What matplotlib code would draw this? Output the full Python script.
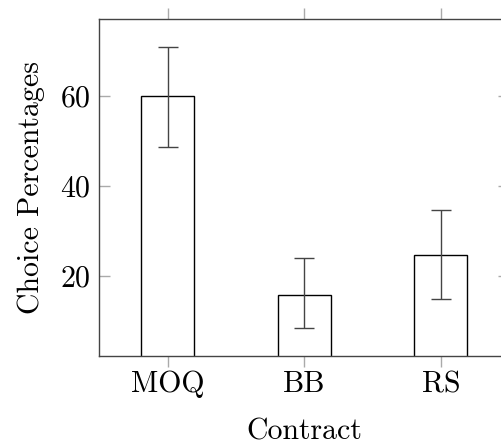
import matplotlib
matplotlib.use("Agg")
import matplotlib.pyplot as plt
import numpy as np

contracts = ["MOQ", "BB", "RS"]
choice_pct = [60.0, 15.6, 24.5]
err_lower = [11.4, 7.2, 9.8]
err_upper = [10.9, 8.4, 10.1]

plt.rcParams["font.family"] = "serif"
plt.rcParams["font.serif"] = ["cmr10", "DejaVu Serif"]
plt.rcParams["axes.formatter.use_mathtext"] = True

fig = plt.figure(figsize=(5.02, 4.47), dpi=100)
ax = fig.add_axes([0.198, 0.2043, 1.014 - 0.198, 0.9575 - 0.2043])

x = np.arange(len(contracts))
ax.bar(x, choice_pct, width=0.39, facecolor="white", edgecolor="black", linewidth=1.0)
ax.errorbar(x, choice_pct, yerr=[err_lower, err_upper], fmt="none",
            ecolor="#444444", elinewidth=1.0, capsize=7, capthick=1.0)

ax.set_xlim(-0.5, 2.5)
ax.set_ylim(2.19, 77.14)
ax.set_xticks(x)
ax.set_xticklabels(contracts)
ax.set_yticks([20, 40, 60])

for spine in ax.spines.values():
    spine.set_color("#444444")
    spine.set_linewidth(1.0)

fs = 21.5
ax.tick_params(axis="x", direction="out", length=8, width=1, color="#aaaaaa",
               top=True, labelsize=fs, pad=3)
ax.tick_params(axis="y", direction="in", length=8, width=1, color="#aaaaaa",
               right=True, labelsize=fs, pad=6)

ax.set_xlabel("Contract", fontsize=fs, labelpad=14)
ax.set_ylabel("Choice Percentages", fontsize=fs, labelpad=11)

fig.savefig("out.png", dpi=100)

---

Request >> Only the lines from the top of the data through the line with "err_upper = [10.9, 8.4, 10.1]" should be quoted, exactly and with both ends kept; skip the pictures.

Output of the task >>
What matplotlib code would draw this? Output the full Python script.
import matplotlib
matplotlib.use("Agg")
import matplotlib.pyplot as plt
import numpy as np

contracts = ["MOQ", "BB", "RS"]
choice_pct = [60.0, 15.6, 24.5]
err_lower = [11.4, 7.2, 9.8]
err_upper = [10.9, 8.4, 10.1]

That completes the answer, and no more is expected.